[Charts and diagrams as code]
· · · ·

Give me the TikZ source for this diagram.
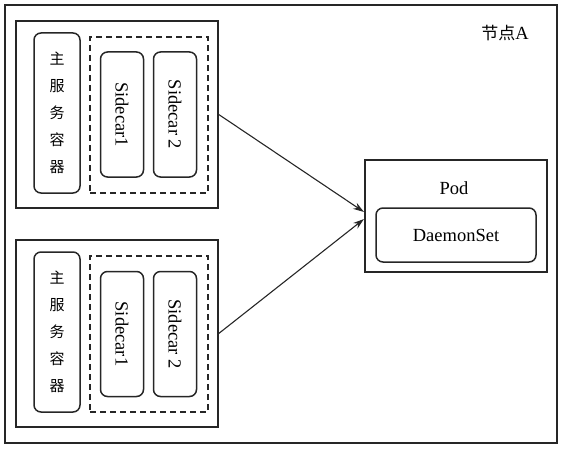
\documentclass[tikz,border=0pt]{standalone}
\usepackage{fontspec}
\setmainfont{Liberation Serif}
\newfontfamily\cjk{Noto Sans CJK SC}
\usetikzlibrary{arrows.meta}

\begin{document}
\begin{tikzpicture}[x=1pt,y=-1pt,line width=1.5pt,draw=black!85,
    font=\fontsize{18.5}{22}\selectfont,
    box/.style={rectangle, draw, inner sep=0pt},
    roundbox/.style={box, rounded corners=7pt},
    dashbox/.style={box, line width=1.2pt, dash pattern=on 6pt off 4pt},
    colbox/.style={roundbox, align=center, font=\cjk\fontsize{15}{27}\selectfont},
    sidebox/.style={roundbox, minimum width=43pt, minimum height=125pt}]
    \useasboundingbox (0,0) rectangle (564,449);

	%---NODES---
    \node[box, minimum width=552pt, minimum height=438pt] (nodeA) at (281,224) {};
    \node (nodeAlabel) at (505,33) {{\cjk\fontsize{17}{20}\selectfont 节点}A};

    \node[box, minimum width=202pt, minimum height=187pt] (host1) at (117,114.5) {};
    \node[colbox, minimum width=46pt, minimum height=160pt] (main1) at (57,113) {主\\服\\务\\容\\器};
    \node[dashbox, minimum width=118pt, minimum height=156pt] (dash1) at (149,115) {};
    \node[sidebox] (sca1) at (122,114.5) {\rotatebox{-90}{Sidecar1}};
    \node[sidebox] (scb1) at (175,114.5) {\rotatebox{-90}{Sidecar 2}};

    \node[box, minimum width=202pt, minimum height=187pt] (host2) at (117,333.5) {};
    \node[colbox, minimum width=46pt, minimum height=160pt] (main2) at (57,332) {主\\服\\务\\容\\器};
    \node[dashbox, minimum width=118pt, minimum height=156pt] (dash2) at (149,334) {};
    \node[sidebox] (sca2) at (122,334) {\rotatebox{-90}{Sidecar1}};
    \node[sidebox] (scb2) at (175,334) {\rotatebox{-90}{Sidecar 2}};

    \node[box, minimum width=182pt, minimum height=112pt] (pod) at (456,216) {};
    \node (podlabel) at (454,188) {Pod};
    \node[roundbox, minimum width=160pt, minimum height=54pt] (daemon) at (456,235) {DaemonSet};

    \coordinate (in1) at (364,212);
    \coordinate (in2) at (364,219);

	%---EDGES---
    \draw[-{Stealth[length=11pt,width=7pt]}, line width=1.1pt] (host1.east) -- (in1);
    \draw[-{Stealth[length=11pt,width=7pt]}, line width=1.1pt] (host2.east) -- (in2);
\end{tikzpicture}
\end{document}
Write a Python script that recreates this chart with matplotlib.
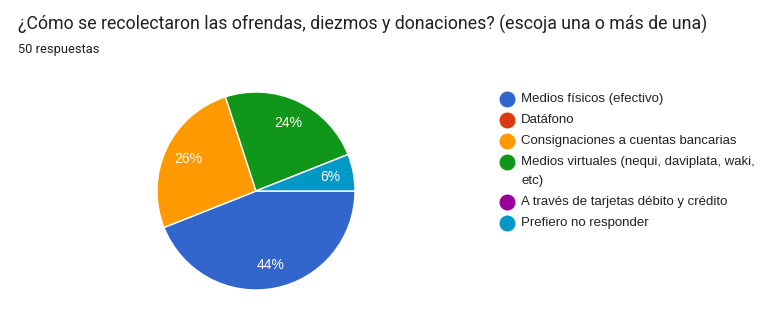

· · · ·

◆ **Aim**: Copy every record above exactly as written, but leave out the pictures.

◆ **Answer to this problem**:
Give me the TikZ source for this diagram.
\documentclass[tikz,border=0pt]{standalone}
\usepackage{fontspec}
\setmainfont{Liberation Serif}
\newfontfamily\cjk{Noto Sans CJK SC}
\usetikzlibrary{arrows.meta}

\begin{document}
\begin{tikzpicture}[x=1pt,y=-1pt,line width=1.5pt,draw=black!85,
    font=\fontsize{18.5}{22}\selectfont,
    box/.style={rectangle, draw, inner sep=0pt},
    roundbox/.style={box, rounded corners=7pt},
    dashbox/.style={box, line width=1.2pt, dash pattern=on 6pt off 4pt},
    colbox/.style={roundbox, align=center, font=\cjk\fontsize{15}{27}\selectfont},
    sidebox/.style={roundbox, minimum width=43pt, minimum height=125pt}]
    \useasboundingbox (0,0) rectangle (564,449);

	%---NODES---
    \node[box, minimum width=552pt, minimum height=438pt] (nodeA) at (281,224) {};
    \node (nodeAlabel) at (505,33) {{\cjk\fontsize{17}{20}\selectfont 节点}A};

    \node[box, minimum width=202pt, minimum height=187pt] (host1) at (117,114.5) {};
    \node[colbox, minimum width=46pt, minimum height=160pt] (main1) at (57,113) {主\\服\\务\\容\\器};
    \node[dashbox, minimum width=118pt, minimum height=156pt] (dash1) at (149,115) {};
    \node[sidebox] (sca1) at (122,114.5) {\rotatebox{-90}{Sidecar1}};
    \node[sidebox] (scb1) at (175,114.5) {\rotatebox{-90}{Sidecar 2}};

    \node[box, minimum width=202pt, minimum height=187pt] (host2) at (117,333.5) {};
    \node[colbox, minimum width=46pt, minimum height=160pt] (main2) at (57,332) {主\\服\\务\\容\\器};
    \node[dashbox, minimum width=118pt, minimum height=156pt] (dash2) at (149,334) {};
    \node[sidebox] (sca2) at (122,334) {\rotatebox{-90}{Sidecar1}};
    \node[sidebox] (scb2) at (175,334) {\rotatebox{-90}{Sidecar 2}};

    \node[box, minimum width=182pt, minimum height=112pt] (pod) at (456,216) {};
    \node (podlabel) at (454,188) {Pod};
    \node[roundbox, minimum width=160pt, minimum height=54pt] (daemon) at (456,235) {DaemonSet};

    \coordinate (in1) at (364,212);
    \coordinate (in2) at (364,219);

	%---EDGES---
    \draw[-{Stealth[length=11pt,width=7pt]}, line width=1.1pt] (host1.east) -- (in1);
    \draw[-{Stealth[length=11pt,width=7pt]}, line width=1.1pt] (host2.east) -- (in2);
\end{tikzpicture}
\end{document}
Write a Python script that recreates this chart with matplotlib.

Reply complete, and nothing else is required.